Letting $a=\frac{9}{10}, r=\frac{1}{10}$ we have:

$$.\overline{99}=\sum^\infty_{n=0}\bigg(\frac{9}{10}\bigg)\bigg(\frac{1}{10}\bigg)^n=\frac{\frac{9}{10}}{1-\frac{1}{10}}=\frac{9}{10-1}=\frac{9}{9}=1$$

Some Final Thoughts.

Since all repeating decimals are rational numbers, $.\overline{99}$ itself is a rational number. But which rational number is it? Is it $\frac{999}{1000}$ ? Is it $\frac{999999}{1000000}$ ? Is it $\frac{9999999999999}{10000000000000}$ ? It can be none of these, even if you carry the pattern out as far as you like, because they all have decimal representations that terminate. So, how can we easily convert not only $.\overline{99}$ , but any repeating decimal into its fractional form? One commonly used method to accomplish this is to divide the part that repeats (the period) by the same number of nines as there are digits in the period. This will become clear with a few examples, that are easily verifiable with long division:

• $.\overline{33}$ has a period consisting of one digit. Dividing this one digit by one nine yields $\frac{3}{9}$ which simplifies to $\frac{1}{3}$ .
• $.\overline{77}$ has a period consisting of one digit.
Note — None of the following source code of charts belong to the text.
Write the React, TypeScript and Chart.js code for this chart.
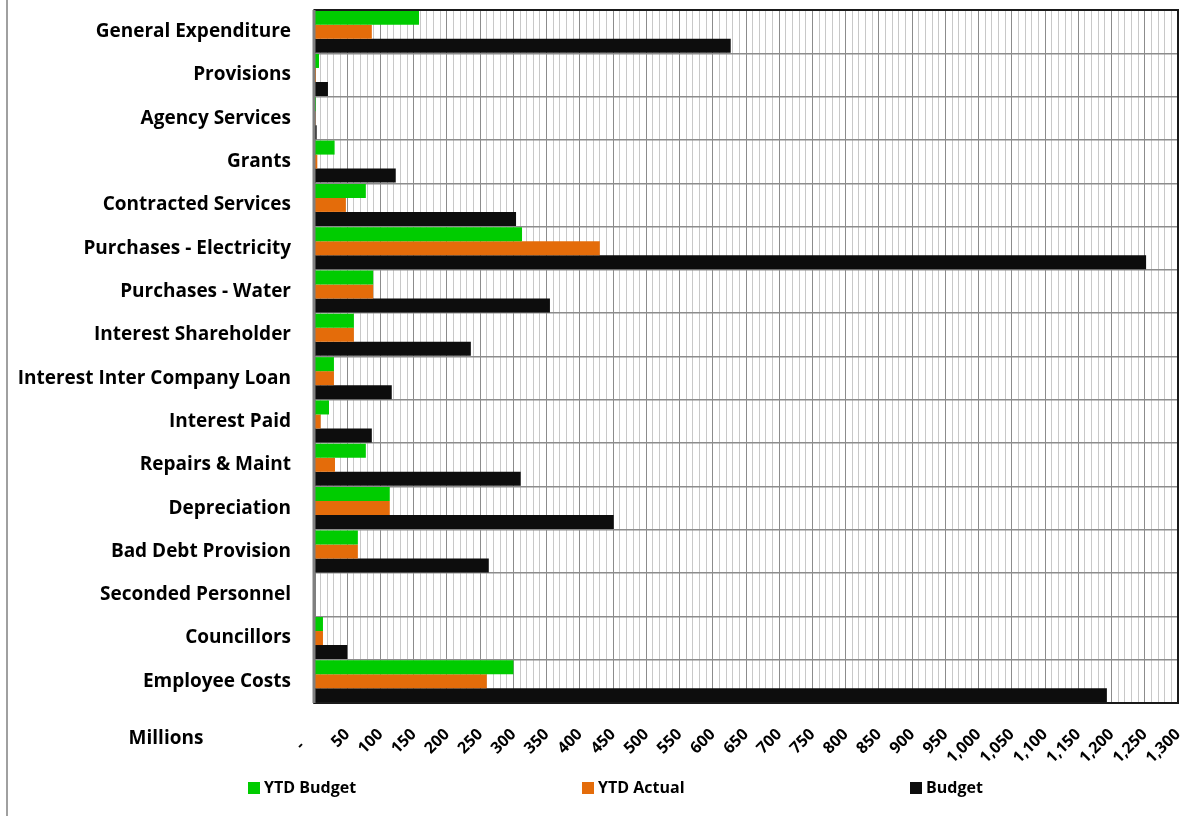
import React, { useEffect, useRef } from "react";
import { Chart, registerables } from "chart.js";

Chart.register(...registerables);

const categories = [
  "General Expenditure",
  "Provisions",
  "Agency Services",
  "Grants",
  "Contracted Services",
  "Purchases - Electricity",
  "Purchases - Water",
  "Interest Shareholder",
  "Interest Inter Company Loan",
  "Interest Paid",
  "Repairs & Maint",
  "Depreciation",
  "Bad Debt Provision",
  "Seconded Personnel",
  "Councillors",
  "Employee Costs",
];

const ytdBudget = [158, 7.5, 3, 31, 78, 313, 89, 60, 30, 22.6, 78, 114, 66, 0, 13.5, 300];
const ytdActual = [87, 3, 2, 5, 48, 430, 89, 60, 30, 10, 31.6, 114, 66, 0, 13.5, 260];
const budget = [627, 21, 4, 123, 304, 1252, 355, 236, 117, 87, 311, 451, 263, 0, 50, 1193];

const seriesNames = ["YTD Budget", "YTD Actual", "Budget"];
const seriesColors = ["#00CC00", "#E46C0A", "#0D0D0D"];

const axisTitle = "Millions";
const xMin = 0;
const xMax = 1300;
const minorStep = 10;
const majorStep = 50;

const FONT = "'Open Sans', Lato, sans-serif";

export default function App() {
  const ref = useRef<HTMLCanvasElement | null>(null);

  useEffect(() => {
    document.body.style.margin = "0";
    const canvas = ref.current;
    if (!canvas) return;

    const decor = {
      id: "decor",
      beforeDraw(chart: any) {
        const ctx = chart.ctx;
        ctx.save();
        ctx.fillStyle = "#ffffff";
        ctx.fillRect(0, 0, chart.width, chart.height);
        ctx.strokeStyle = "#a0a0a0";
        ctx.lineWidth = 2;
        ctx.beginPath();
        ctx.moveTo(7, 0);
        ctx.lineTo(7, chart.height);
        ctx.stroke();
        ctx.restore();
      },
      afterDatasetsDraw(chart: any) {
        const ctx = chart.ctx;
        const a = chart.chartArea;
        ctx.save();
        ctx.strokeStyle = "#1a1a1a";
        ctx.lineWidth = 2;
        ctx.beginPath();
        ctx.moveTo(a.left, a.top);
        ctx.lineTo(a.right, a.top);
        ctx.lineTo(a.right, a.bottom);
        ctx.lineTo(a.left, a.bottom);
        ctx.stroke();
        ctx.strokeStyle = "#808080";
        ctx.lineWidth = 3;
        ctx.beginPath();
        ctx.moveTo(a.left, a.top);
        ctx.lineTo(a.left, a.bottom);
        ctx.stroke();
        ctx.restore();
      },
      afterDraw(chart: any) {
        const ctx = chart.ctx;
        ctx.save();
        ctx.fillStyle = "#000";
        ctx.font = `bold 19px ${FONT}`;
        ctx.textAlign = "center";
        ctx.textBaseline = "middle";
        ctx.fillText(axisTitle, 166, 739);
        const xs = [248, 582, 910];
        ctx.font = `bold 16px ${FONT}`;
        ctx.textAlign = "left";
        chart.data.datasets.forEach((ds: any, i: number) => {
          ctx.fillStyle = ds.backgroundColor;
          ctx.fillRect(xs[i], 782, 12, 12);
          ctx.fillStyle = "#000";
          ctx.fillText(ds.label, xs[i] + 16, 788);
        });
        ctx.restore();
      },
    };

    const chart = new Chart(canvas, {
      type: "bar",
      data: {
        labels: categories,
        datasets: [ytdBudget, ytdActual, budget].map((d, i) => ({
          label: seriesNames[i],
          data: d,
          backgroundColor: seriesColors[i],
          borderWidth: 0,
          categoryPercentage: 0.97,
          barPercentage: 1,
        })),
      },
      options: {
        indexAxis: "y",
        animation: false,
        responsive: false,
        layout: { autoPadding: false, padding: { top: 10, right: 25, left: 0, bottom: 0 } },
        plugins: {
          legend: { display: false },
          tooltip: { enabled: false },
        },
        scales: {
          x: {
            type: "linear",
            position: "bottom",
            min: xMin,
            max: xMax,
            afterFit(scale: any) {
              scale.height = 113;
              scale.paddingLeft = 0;
              scale.paddingRight = 0;
            },
            border: { display: true, color: "#1a1a1a", width: 2 },
            grid: {
              drawTicks: false,
              lineWidth: 1,
              color: (c: any) =>
                c.tick && c.tick.value % majorStep === 0 ? "#8c8c8c" : "#c8c8c8",
            },
            ticks: {
              stepSize: minorStep,
              autoSkip: false,
              minRotation: 45,
              maxRotation: 45,
              padding: 22,
              color: "#000",
              font: { family: FONT, weight: "bold", size: 16 },
              callback: (v: any) => {
                const n = Number(v);
                if (n % majorStep !== 0) return "";
                if (n === 0) return "-    ";
                return n.toLocaleString("en-US");
              },
            },
          },
          y: {
            type: "category",
            afterFit(scale: any) {
              scale.width = 314;
              scale.paddingTop = 0;
              scale.paddingBottom = 0;
            },
            border: { display: true, color: "#808080", width: 3 },
            grid: { drawTicks: false, color: "#8c8c8c", lineWidth: 1.5 },
            ticks: {
              padding: 23,
              color: "#000",
              autoSkip: false,
              font: { family: FONT, weight: "bold", size: 19 },
            },
          },
        },
      },
      plugins: [decor],
    } as any);

    return () => chart.destroy();
  }, []);

  return (
    <div style={{ width: 1203, height: 816 }}>
      <canvas ref={ref} width={1203} height={816} style={{ display: "block" }} />
    </div>
  );
}
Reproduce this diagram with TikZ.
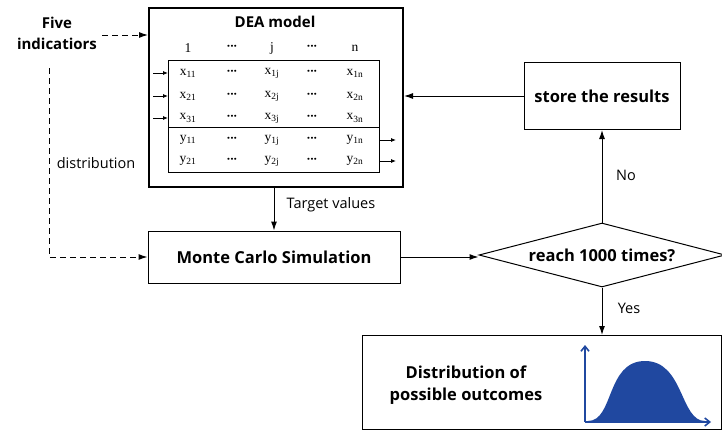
\documentclass[tikz,border=0pt]{standalone}
\usepackage{fontspec}
\setmainfont{Open Sans}
\newfontfamily\tabfont{Liberation Serif}
\usetikzlibrary{arrows.meta,positioning,shapes.geometric}
\definecolor{curveblue}{RGB}{32,72,160}

\tikzset{
  box/.style={draw,line width=1pt,align=center,font=\fontsize{16.5}{20}\selectfont\bfseries},
  lbl/.style={font=\fontsize{14.5}{17}\selectfont},
  cell/.style={font=\tabfont\fontsize{13.5}{15}\selectfont,inner sep=0pt},
  dots/.style={font=\fontsize{12}{12}\selectfont\bfseries,inner sep=0pt},
  arr/.style={black,line width=1pt,-{Latex[length=9pt,width=6pt]}},
  darr/.style={black,line width=1pt,dash pattern=on 6pt off 4pt,-{Latex[length=9pt,width=6pt]}},
  sarr/.style={black,line width=0.8pt,-{Latex[length=5pt,width=4pt]}}
}

\begin{document}
\begin{tikzpicture}[x=1pt,y=-1pt]
\useasboundingbox (0,0) rectangle (722,431);
% ==========================================
% DEA model with its table of inputs/outputs
\node (dea) [draw,line width=2pt,minimum width=254,minimum height=179,anchor=north west] at (148,7) {};
\node (title) at (275,22) [font=\fontsize{15}{17}\selectfont\bfseries] {DEA model};
\node (tab) [draw,line width=0.8pt,minimum width=211,minimum height=112,anchor=north west] at (168,60) {};
\coordinate (splitL) at (168,127);
\coordinate (splitR) at (379,127);
\draw[line width=0.8pt] (splitL) -- (splitR);
%
\node (h1) at (188,48) [cell] {1};
\node (h2) at (232,48) [dots] {···};
\node (h3) at (272,48) [cell] {j};
\node (h4) at (312,48) [dots] {···};
\node (h5) at (355,48) [cell] {n};
%
\foreach \v/\i/\yy in {x/1/73,x/2/96,x/3/118,y/1/140,y/2/161}{
  \node (c\v\i a) at (188,\yy) [cell] {\v\textsubscript{\i1}};
  \node (c\v\i b) at (232,\yy) [dots] {···};
  \node (c\v\i c) at (272,\yy) [cell] {\v\textsubscript{\i j}};
  \node (c\v\i d) at (312,\yy) [dots] {···};
  \node (c\v\i e) at (355,\yy) [cell] {\v\textsubscript{\i n}};
}
% inputs come in, outputs go out
\foreach \yy [count=\k] in {73,96,118}{
  \coordinate (in\k) at (153,\yy);
  \draw[sarr] (in\k) -- (in\k -| tab.west);
}
\foreach \yy [count=\k] in {140,161}{
  \coordinate (out\k) at (396,\yy);
  \draw[sarr] (out\k -| tab.east) -- (out\k);
}
% ==========================================
\node (five) at (57,33) [align=center,font=\fontsize{15}{21}\selectfont\bfseries] {Five\\indicatiors};
\draw[darr] (102,35) coordinate (fiveR) -- (fiveR -| dea.west);
%
\node (mc) [box,minimum width=252,minimum height=52] at (274,257) {Monte Carlo Simulation};
\draw[arr] (dea.south -| mc.north) -- (mc.north);
\node (tv) at (331,205) [lbl] {Target values};
%
\coordinate (dtop) at (49,68);
\draw[darr] (dtop) |- (mc.west);
\node (dist) at (96,163) [lbl] {distribution};
% ==========================================
\node (rep) [draw,line width=1pt,diamond,aspect=3.9,inner sep=2pt,minimum width=246,minimum height=64,font=\fontsize{16.5}{20}\selectfont\bfseries] at (602,255) {reach 1000 times?};
\draw[arr] (mc.east) -- (mc.east -| rep.west);
%
\node (store) [box,minimum width=156,minimum height=67] at (602,96) {store the results};
\draw[arr] (rep.north) -- (rep.north |- store.south);
\node (no) at (626,175) [lbl] {No};
\draw[arr] (store.west) -- (store.west -| dea.east);
%
\node (out) [draw,line width=1pt,minimum width=359,minimum height=94,anchor=north west] at (362,335) {};
\node (outtxt) at (466,385) [align=center,font=\fontsize{16.5}{22}\selectfont\bfseries] {Distribution of\\possible outcomes};
\draw[arr] (rep.south) -- (rep.south |- out.north);
\node (yes) at (629,308) [lbl] {Yes};
% small plot of the outcome distribution
\coordinate (o) at (585,422);
\fill[curveblue] (588,421) .. controls (614,421) and (606,361) .. (645,361)
  .. controls (684,361) and (680,421) .. (705,421) -- cycle;
\draw[curveblue,line width=1.6pt,-{Straight Barb[length=5pt,width=8pt]}] (o) -- ++(0,-77);
\draw[curveblue,line width=1.6pt,-{Straight Barb[length=5pt,width=8pt]}] (o) -- ++(126,0);
% =============================================
\end{tikzpicture}
\end{document}
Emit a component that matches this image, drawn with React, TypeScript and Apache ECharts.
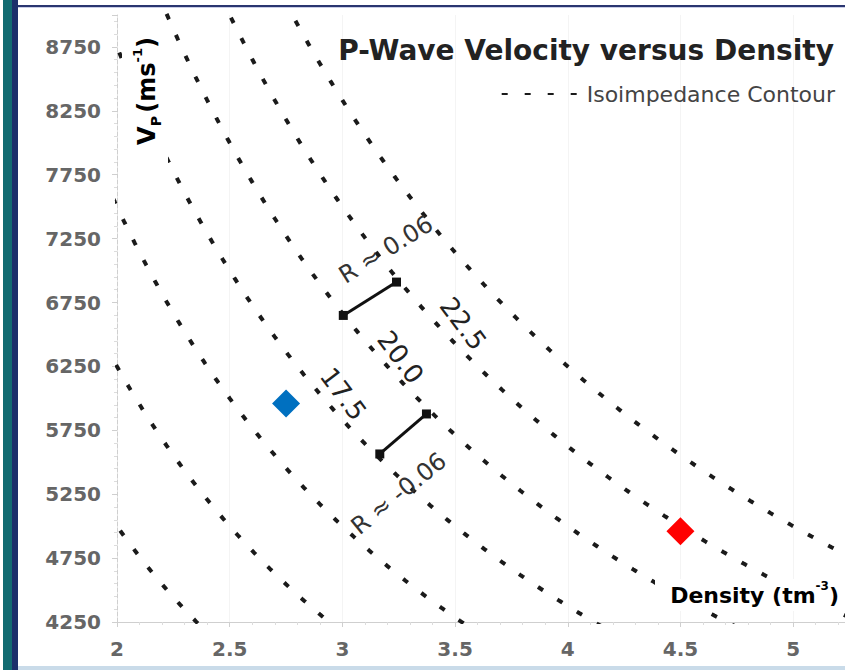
import React, { useEffect, useRef } from "react";
import * as echarts from "echarts";

// Isoimpedance levels (density x velocity / 1000)
const impedanceLevels = [10, 12.5, 15, 17.5, 20, 22.5, 25];

// Density samples used to trace each contour
const densitySamples: number[] = [];
for (let d = 1.9; d <= 5.45; d += 0.01) densitySamples.push(Math.round(d * 1000) / 1000);

// Contour value labels
const levelLabels = ["17.5", "20.0", "22.5"];
const levelLabelDensity = [3.004, 3.258, 3.536];
const levelLabelVelocity = [6035, 6322, 6584];

// Reflection-coefficient bars between neighbouring contours
const barStartDensity = [3.004, 3.166];
const barStartVelocity = [6649, 5565];
const barEndDensity = [3.24, 3.373];
const barEndVelocity = [6910, 5878];
const barLabels = ["R \u2248 0.06", "R \u2248 -0.06"];
const barLabelDensity = [3.193, 3.25];
const barLabelVelocity = [7165, 5255];
const barLabelAngle = [32, 39];

// Rock samples
const rockDensity = [2.75, 4.5];
const rockVelocity = [5960, 4960];
const rockColors = ["#0070c0", "#ff0000"];

const FONT = "DejaVu Sans, Verdana, sans-serif";
const CONTOUR_NAME = "Isoimpedance Contour";
const CLEAR = "rgba(0,0,0,0)";

export default function App() {
  const ref = useRef<HTMLDivElement>(null);

  useEffect(() => {
    if (!ref.current) return;
    const chart = echarts.init(ref.current, undefined, { renderer: "svg" });

    const contourSeries = impedanceLevels.map((z) => ({
      name: CONTOUR_NAME,
      type: "line",
      data: densitySamples.map((d) => [d, (z * 1000) / d]),
      showSymbol: false,
      symbol: "none",
      clip: true,
      lineStyle: { color: "#1a1a1a", width: 4, type: [6, 17], cap: "butt" },
      itemStyle: { color: "#1a1a1a" },
      silent: true,
      z: 2,
    }));

    const barSeries = barStartDensity.map((_, i) => ({
      type: "line",
      data: [
        [barStartDensity[i], barStartVelocity[i]],
        [barEndDensity[i], barEndVelocity[i]],
      ],
      symbol: "rect",
      symbolSize: 9,
      showSymbol: true,
      lineStyle: { color: "#111", width: 3 },
      itemStyle: { color: "#111" },
      z: 3,
    }));

    const levelLabelSeries = {
      type: "scatter",
      data: levelLabels.map((t, i) => ({
        value: [levelLabelDensity[i], levelLabelVelocity[i]],
        name: t,
      })),
      symbolSize: 1,
      itemStyle: { color: CLEAR, opacity: 1 },
      label: {
        show: true,
        position: "inside",
        formatter: (p: any) => p.name,
        rotate: -53,
        fontFamily: FONT,
        fontSize: 26,
        color: "#222",
      },
      z: 4,
    };

    const barLabelSeries = {
      type: "scatter",
      data: barLabels.map((t, i) => ({
        value: [barLabelDensity[i], barLabelVelocity[i]],
        name: t,
        label: { rotate: barLabelAngle[i] },
      })),
      symbolSize: 1,
      itemStyle: { color: CLEAR, opacity: 1 },
      label: {
        show: true,
        position: "inside",
        formatter: (p: any) => p.name,
        fontFamily: FONT,
        fontSize: 24,
        color: "#333",
      },
      z: 4,
    };

    const rockSeries = {
      type: "scatter",
      data: rockDensity.map((d, i) => ({
        value: [d, rockVelocity[i]],
        itemStyle: { color: rockColors[i], opacity: 1 },
      })),
      symbol: "diamond",
      symbolSize: 28,
      itemStyle: { opacity: 1 },
      z: 5,
    };

    chart.setOption({
      animation: false,
      backgroundColor: "#ffffff",
      textStyle: { fontFamily: FONT },
      title: {
        text: "P-Wave Velocity versus Density",
        right: 6,
        top: 31,
        textStyle: { fontFamily: FONT, fontSize: 28, fontWeight: "bold", color: "#222" },
      },
      legend: {
        data: [CONTOUR_NAME],
        right: 5,
        top: 78,
        itemWidth: 84,
        itemHeight: 12,
        itemGap: 4,
        itemStyle: { opacity: 0 },
        textStyle: { fontFamily: FONT, fontSize: 22, color: "#444", padding: [0, 0, 0, -4] },
        selectedMode: false,
      },
      grid: { left: 117, right: 0, top: 15, bottom: 48, containLabel: false },
      xAxis: {
        type: "value",
        min: 2,
        max: 5.23,
        interval: 0.5,
        axisLine: { show: true, lineStyle: { color: "#cfcfcf", width: 1 } },
        axisTick: { show: true, length: 5, lineStyle: { color: "#cfcfcf" } },
        minorTick: { show: true, splitNumber: 5, length: 3, lineStyle: { color: "#dcdcdc" } },
        splitLine: { show: true, lineStyle: { color: "#f4f4f4", width: 1 } },
        axisLabel: {
          showMaxLabel: false,
          margin: 17,
          fontFamily: FONT,
          fontSize: 20,
          fontWeight: "bold",
          color: "#666",
        },
      },
      yAxis: {
        type: "value",
        min: 4250,
        max: 9000,
        interval: 500,
        axisLine: { show: true, lineStyle: { color: "#cfcfcf", width: 1, type: "dashed" } },
        axisTick: { show: true, length: 5, lineStyle: { color: "#cfcfcf" } },
        minorTick: { show: true, splitNumber: 5, length: 3, lineStyle: { color: "#dcdcdc" } },
        splitLine: { show: false },
        axisLabel: {
          showMaxLabel: false,
          margin: 16,
          fontFamily: FONT,
          fontSize: 20,
          fontWeight: "bold",
          color: "#666",
          formatter: (v: number) => String(v),
        },
      },
      graphic: [
        { type: "rect", shape: { x: 3, y: 0, width: 9, height: 670 }, style: { fill: "#126b72" }, silent: true, z: 20 },
        { type: "rect", shape: { x: 12, y: 0, width: 6, height: 670 }, style: { fill: "#1b2f6b" }, silent: true, z: 20 },
        { type: "rect", shape: { x: 18, y: 5, width: 827, height: 2 }, style: { fill: "#2a3570" }, silent: true, z: 20 },
        { type: "rect", shape: { x: 18, y: 7, width: 827, height: 1 }, style: { fill: "#c9cde6" }, silent: true, z: 20 },
        { type: "rect", shape: { x: 18, y: 666, width: 827, height: 4 }, style: { fill: "#c9dbe9" }, silent: true, z: 20 },
        // axis-title backgrounds mask the contours underneath
        { type: "rect", shape: { x: 122, y: 24, width: 46, height: 142 }, style: { fill: "#ffffff" }, silent: true, z: 20 },
        { type: "rect", shape: { x: 655, y: 579, width: 190, height: 32 }, style: { fill: "#ffffff" }, silent: true, z: 20 },
        {
          type: "text",
          x: 147,
          y: 91,
          z: 21,
          rotation: Math.PI / 2,
          style: {
            text: "{m|V}{s|P} {m|(ms}{u|-1}{m|)}",
            align: "center",
            verticalAlign: "middle",
            rich: {
              m: { fontFamily: FONT, fontSize: 24, fontWeight: "bold", color: "#222", lineHeight: 32 },
              s: { fontFamily: FONT, fontSize: 14, fontWeight: "bold", color: "#222", lineHeight: 14, verticalAlign: "bottom" },
              u: { fontFamily: FONT, fontSize: 13, fontWeight: "bold", color: "#222", lineHeight: 13, verticalAlign: "top" },
            },
          },
          silent: true,
        },
        {
          type: "text",
          x: 839,
          y: 595,
          z: 21,
          style: {
            text: "{m|Density (tm}{u|-3}{m|)}",
            align: "right",
            verticalAlign: "middle",
            rich: {
              m: { fontFamily: FONT, fontSize: 22, fontWeight: "bold", color: "#333", lineHeight: 30 },
              u: { fontFamily: FONT, fontSize: 12, fontWeight: "bold", color: "#333", lineHeight: 12, verticalAlign: "top" },
            },
          },
          silent: true,
        },
      ],
      series: [...contourSeries, ...barSeries, levelLabelSeries, barLabelSeries, rockSeries],
    });

    return () => chart.dispose();
  }, []);

  return (
    <div
      ref={ref}
      style={{ position: "fixed", left: 0, top: 0, width: 845, height: 670, background: "#fff" }}
    />
  );
}
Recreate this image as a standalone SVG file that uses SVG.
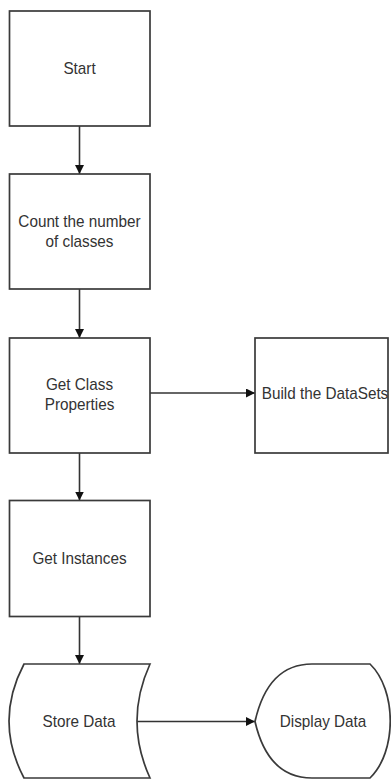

Dividing this one digit by one nine yields $\frac{7}{9}$ .
• $.\overline{81}$ has a period consisting of two digits. Dividing these two digits by two nines yields $\frac{81}{99}$ which simplifies to $\frac{9}{11}$ .
• $.\overline{857142}$ has a period consisting of 6 digits. Dividing these 6 digits by 6 nines gives $\frac{857142}{999999}$ which simplifies to $\frac{6}{7}$ .

And finally, $.\overline{99}$ has a period consisting of one digit. Dividing this one digit by one nine yields $\frac{9}{9}$ which simplifies to 1.